February 11, 2013
With a program compiled of purely Baroque duos – two harpsichords, two violins and a pianoforte/harpsichord duo, LACO’s upcoming Valentine’s Day concert inspires reflection on the nature of romance and musical performance in a duo.
While it is easy to assume that the emotional experience of romance mirrors the engagement between the two members of a duet, I have come to understand that duets, just like long-lasting relationships, cannot thrive solely on the exchange of tempestuous emotions like the impassioned start of a thrilling romance.
After participating in a violin-viola duo with my own partner – a boyfriend of four years with a shared musical passion – I have learned that pure romantic chemistry does not serve enough for an interesting performance. Just as scientists and psychologists separate the chemistry and mentalities behind short-term flames and long-term compassionate relationships, our ultimate success has rested much more on a mutually-supportive relationship in our musical expression than the strong passion that first united us.
Our greatest difficulty has rested in determining how to appropriate and juxtapose moments of soloistic performance versus moments of support and accompaniment. In 2009, we prepared for a performance of Martinů‘s Three Madrigals.
Martinů, a master at duet composition, sometimes required complete equality between parts, with rapid transitions back and forth between accompanied solo and duet.
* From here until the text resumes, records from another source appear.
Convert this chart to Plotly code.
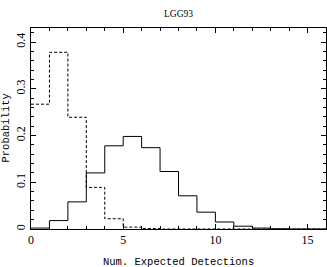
import plotly.graph_objects as go

bin_edges = list(range(0, 17))
solid_prob = [0.002, 0.018, 0.058, 0.120, 0.178, 0.198, 0.174, 0.123, 0.071,
              0.036, 0.015, 0.006, 0.002, 0.0005, 0.0, 0.0]
dashed_prob = [0.267, 0.378, 0.239, 0.089, 0.022, 0.004, 0.001, 0.0, 0.0,
               0.0, 0.0, 0.0, 0.0, 0.0, 0.0, 0.0]
title_text = "LGG93"
x_label = "Num. Expected Detections"
y_label = "Probability"

fig = go.Figure()
fig.add_trace(go.Scatter(x=bin_edges, y=solid_prob + [solid_prob[-1]], mode="lines",
                         line=dict(shape="hv", color="black", width=1)))
fig.add_trace(go.Scatter(x=bin_edges, y=dashed_prob + [dashed_prob[-1]], mode="lines",
                         line=dict(shape="hv", color="black", width=1, dash="3px,2px")))

mono = "Liberation Mono, Courier New, monospace"
serif = "Liberation Serif, serif"
W, H = 327, 267
L, R, T, B = 31, 1, 28, 38
fig.update_layout(
    width=W, height=H,
    margin=dict(l=L, r=R, t=T, b=B, autoexpand=False),
    paper_bgcolor="white", plot_bgcolor="white",
    showlegend=False,
    font=dict(family=mono, color="black"),
    annotations=[
        dict(text=title_text, xref="paper", yref="paper", x=0.5, y=1 + (28 - 14) / (H - T - B),
             xanchor="center", yanchor="middle", showarrow=False,
             font=dict(family=serif, size=9.5, color="black")),
        dict(text=x_label, xref="paper", yref="paper", x=0.5, y=-(262 - (H - B)) / (H - T - B),
             xanchor="center", yanchor="middle", showarrow=False,
             font=dict(family=mono, size=10.5, color="black")),
        dict(text=y_label, xref="paper", yref="paper", x=-(L - 5) / (W - L - R), y=0.5,
             xanchor="center", yanchor="middle", showarrow=False, textangle=-90,
             font=dict(family=mono, size=10.5, color="black")),
    ],
)
fig.update_xaxes(range=[0, 16], showgrid=False, zeroline=False, automargin=False,
                 showline=True, linecolor="black", linewidth=1, mirror="allticks",
                 ticks="inside", ticklen=5, tickcolor="black", dtick=5, tick0=0,
                 minor=dict(ticks="inside", ticklen=3, dtick=1, tickcolor="black"),
                 tickfont=dict(family=serif, size=12))
fig.update_yaxes(range=[0, 0.43], showgrid=False, zeroline=False, automargin=False,
                 showline=True, linecolor="black", linewidth=1, mirror="allticks",
                 ticks="inside", ticklen=5, tickcolor="black", dtick=0.1, tick0=0,
                 minor=dict(ticks="inside", ticklen=3, dtick=0.02, tickcolor="black"),
                 tickangle=-90, tickfont=dict(family=serif, size=12))

fig.write_html("out.html", config={"displayModeBar": False},
               post_script="document.body.style.margin='0';")
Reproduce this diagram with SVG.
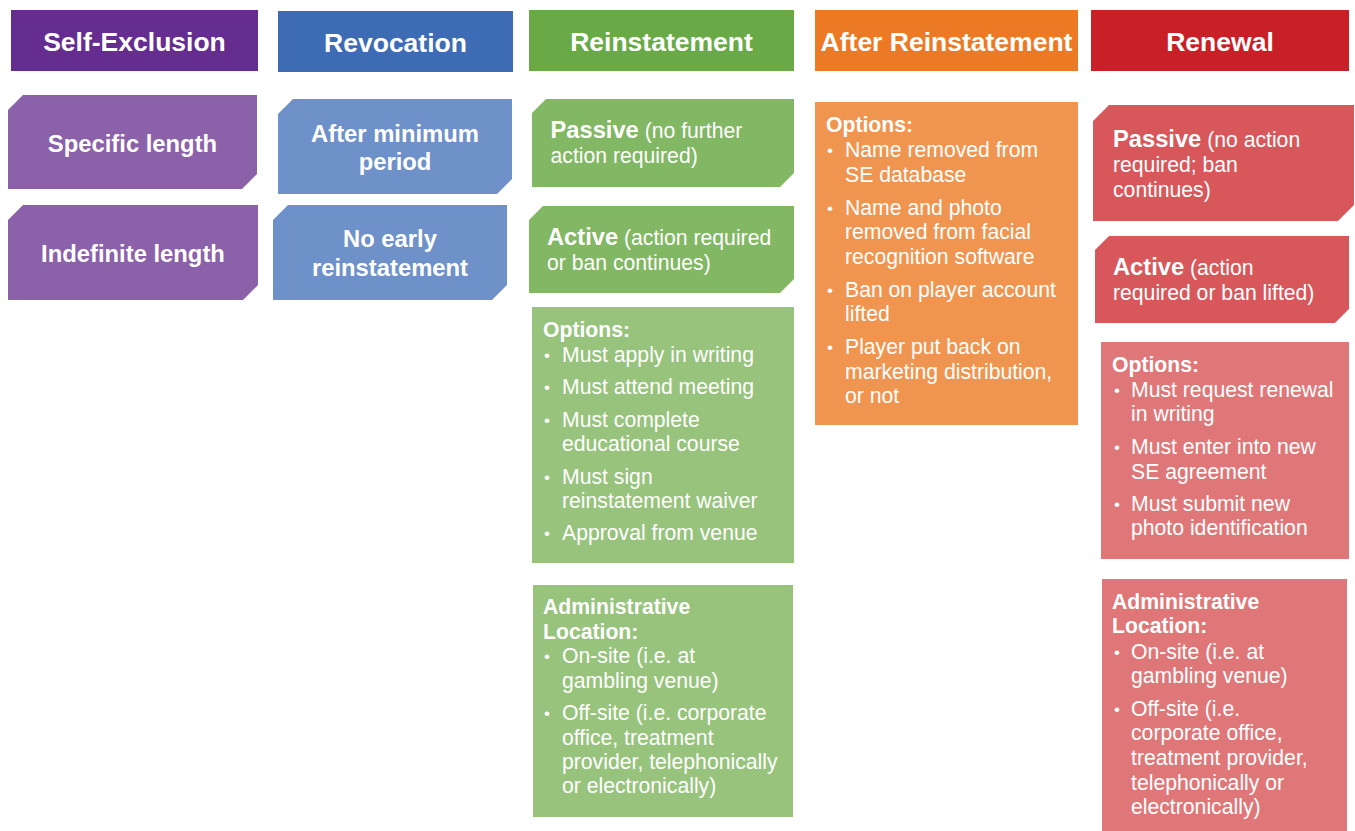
<svg xmlns="http://www.w3.org/2000/svg" width="1355" height="831" viewBox="0 0 1355 831">
<style>
text{fill:#fff;font-family:"Liberation Sans",Arial,sans-serif}
.h{font-size:26.5px;font-weight:bold;text-anchor:middle}
.c{font-size:23.8px;font-weight:bold;text-anchor:middle}
.b{font-size:23.7px;font-weight:bold}
.t{font-size:21.2px}
.tb{font-size:21.2px;font-weight:bold}
.r{font-weight:normal;font-size:21.2px}
.d{font-size:17px}
.p1{fill:#662D91}.p2{fill:#8B61AA}
.b1{fill:#3D6CB5}.b2{fill:#6D91C8}
.g1{fill:#69AA46}.g2{fill:#82B764}.g3{fill:#97C37D}
.o1{fill:#EC7A24}.o2{fill:#F0954F}
.r1{fill:#C91F26}.r2{fill:#D7575B}.r3{fill:#DF7778}
</style>
<rect width="1355" height="831" fill="#fff"/>
<g id="hdr-self-exclusion"><rect class="p1" x="11" y="10" width="247" height="61"/><text class="h" x="134.5" y="51">Self-Exclusion</text></g>
<g id="hdr-revocation"><rect class="b1" x="278" y="11" width="235" height="61"/><text class="h" x="395.5" y="52">Revocation</text></g>
<g id="hdr-reinstatement"><rect class="g1" x="529" y="10" width="265" height="61"/><text class="h" x="661.5" y="51">Reinstatement</text></g>
<g id="hdr-after"><rect class="o1" x="815" y="10" width="263" height="61"/><text class="h" x="946.5" y="51">After Reinstatement</text></g>
<g id="hdr-renewal"><rect class="r1" x="1091" y="10" width="258" height="61"/><text class="h" x="1220" y="51">Renewal</text></g>

<g id="se-specific"><path class="p2" d="M23,95 H257 V174 L242,189 H8 V110 Z"/><text class="c" x="132.5" y="151.5">Specific length</text></g>
<g id="se-indefinite"><path class="p2" d="M23,205 H258 V285 L243,300 H8 V220 Z"/><text class="c" x="133" y="261.5">Indefinite length</text></g>

<g id="rev-min"><path class="b2" d="M293,99 H512 V179 L497,194 H278 V114 Z"/><text class="c" x="395" y="141.5">After minimum</text><text class="c" x="395" y="170">period</text></g>
<g id="rev-noearly"><path class="b2" d="M288,205 H507 V285 L492,300 H273 V220 Z"/><text class="c" x="390" y="246.5">No early</text><text class="c" x="390" y="275.5">reinstatement</text></g>

<g id="rein-passive"><path class="g2" d="M546,99 H794 V173 L780,187 H532 V113 Z"/><text class="b" x="550.5" y="138">Passive<tspan class="r"> (no further</tspan></text><text class="t" x="550.5" y="163">action required)</text></g>
<g id="rein-active"><path class="g2" d="M543,206 H794 V279 L780,293 H529 V220 Z"/><text class="b" x="547" y="245">Active<tspan class="r"> (action required</tspan></text><text class="t" x="547" y="269.5">or ban continues)</text></g>
<g id="rein-options"><rect class="g3" x="532" y="307" width="262" height="256"/>
<text class="tb" x="543" y="336.5">Options:</text>
<g class="t">
<text class="d" x="544" y="361">•</text><text x="562" y="362">Must apply in writing</text>
<text class="d" x="544" y="393">•</text><text x="562" y="394">Must attend meeting</text>
<text class="d" x="544" y="426">•</text><text x="562" y="427">Must complete</text><text x="562" y="451">educational course</text>
<text class="d" x="544" y="483">•</text><text x="562" y="484">Must sign</text><text x="562" y="508">reinstatement waiver</text>
<text class="d" x="544" y="539">•</text><text x="562" y="540">Approval from venue</text>
</g></g>
<g id="rein-admin"><rect class="g3" x="533" y="585" width="260" height="232"/>
<text class="tb" x="543" y="614">Administrative</text><text class="tb" x="543" y="638.5">Location:</text>
<g class="t">
<text class="d" x="544" y="662">•</text><text x="562" y="663">On-site (i.e. at</text><text x="562" y="687.5">gambling venue)</text>
<text class="d" x="544" y="719">•</text><text x="562" y="720">Off-site (i.e. corporate</text><text x="562" y="744.5">office, treatment</text><text x="562" y="769">provider, telephonically</text><text x="562" y="793">or electronically)</text>
</g></g>

<g id="after-options"><rect class="o2" x="815" y="102" width="263" height="323"/>
<text class="tb" x="826" y="132">Options:</text>
<g class="t">
<text class="d" x="827" y="156">•</text><text x="845" y="157">Name removed from</text><text x="845" y="181.5">SE database</text>
<text class="d" x="827" y="213.5">•</text><text x="845" y="214.5">Name and photo</text><text x="845" y="239">removed from facial</text><text x="845" y="263.5">recognition software</text>
<text class="d" x="827" y="295.5">•</text><text x="845" y="296.5">Ban on player account</text><text x="845" y="321">lifted</text>
<text class="d" x="827" y="353">•</text><text x="845" y="354">Player put back on</text><text x="845" y="378.5">marketing distribution,</text><text x="845" y="403">or not</text>
</g></g>

<g id="ren-passive"><path class="r2" d="M1109,105 H1354 V205 L1338,221 H1093 V121 Z"/><text class="b" x="1113" y="146.5">Passive<tspan class="r"> (no action</tspan></text><text class="t" x="1113" y="171.5">required; ban</text><text class="t" x="1113" y="196.5">continues)</text></g>
<g id="ren-active"><path class="r2" d="M1109,236 H1349 V309 L1335,323 H1095 V250 Z"/><text class="b" x="1113" y="275">Active<tspan class="r"> (action</tspan></text><text class="t" x="1113" y="300">required or ban lifted)</text></g>
<g id="ren-options"><rect class="r3" x="1101" y="342" width="248" height="217"/>
<text class="tb" x="1112" y="371.5">Options:</text>
<g class="t">
<text class="d" x="1114" y="396">•</text><text x="1131" y="397">Must request renewal</text><text x="1131" y="421">in writing</text>
<text class="d" x="1114" y="453">•</text><text x="1131" y="454">Must enter into new</text><text x="1131" y="478.5">SE agreement</text>
<text class="d" x="1114" y="510">•</text><text x="1131" y="511">Must submit new</text><text x="1131" y="535">photo identification</text>
</g></g>
<g id="ren-admin"><rect class="r3" x="1102" y="579" width="245" height="252"/>
<text class="tb" x="1112" y="608.5">Administrative</text><text class="tb" x="1112" y="633">Location:</text>
<g class="t">
<text class="d" x="1114" y="657.5">•</text><text x="1131" y="658.5">On-site (i.e. at</text><text x="1131" y="683">gambling venue)</text>
<text class="d" x="1114" y="715">•</text><text x="1131" y="716">Off-site (i.e.</text><text x="1131" y="740">corporate office,</text><text x="1131" y="765">treatment provider,</text><text x="1131" y="789.5">telephonically or</text><text x="1131" y="813.5">electronically)</text>
</g></g>
<g id="connectors"/>
</svg>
I remember the first moment we picked up our instruments to rehearse. I jumped back in horror as my violin swallowed the sounds of his viola, producing an effect far from the composer’s intention.
Even with a generally harmonious relationship outside of practice, my boyfriend and I discovered deep nuances in our interpersonal dynamic – a subtle push-and-pull, winner-or-loser mentality – that made it difficult to project a sense of collaboration during performance.
I find that this is what separates the duo from the team-mentality of larger chamber groups. Just as in romance, the interpersonal dynamics of a duet are much more intimate than the dynamics of three or more musicians. While performing in a duet, musicians will inevitably find points where compromise seems completely impossible. It has been a grueling (but rewarding) task to rectify contrasting technique, musical ideas, timing, mood and other aspects of musical interpretation, since these are often deeply ingrained habits that can invoke sensitivity when pushed to change.
I remember how difficult I found it to rectify our different bow techniques while rehearsing the Martinů. He preferred a softer, brushier stroke, while my strokes originated from jerks to the frog (a much more abrasive sound).
In the end, the solution was not to correct one another or quarrel over technique. Instead, we resolved to find a means of balancing our two sounds, establishing two personalities that related to each other beyond the depth of a musical conversation. Martinů’s Three Madrigals is not a composition simply of call-and-response, but instead a story woven together by the movement of musical voices. Throughout the piece, the violin or viola will fade into a supportive role, return to introduce new musical clauses and often join to create one voice – like two instruments fused into one. These two voices were, in the deep bond between the two personalities, a strong semblance of a profound romance based on the principles of compassionate love.
As we approach Valentine’s Day – a day that embraces flamboyant, passionate displays of romance – I look forward to experiencing a heartier, more sustainable expression of love in the upcoming Baroque Conversations concert. With duets in the foreground of Thursday night’s programming, this performance will go beyond the conversational style of Baroque counterpoint for this deeper link between performers, celebrating both the complexity of duet performance and the roots of long-lasting, compassionate love.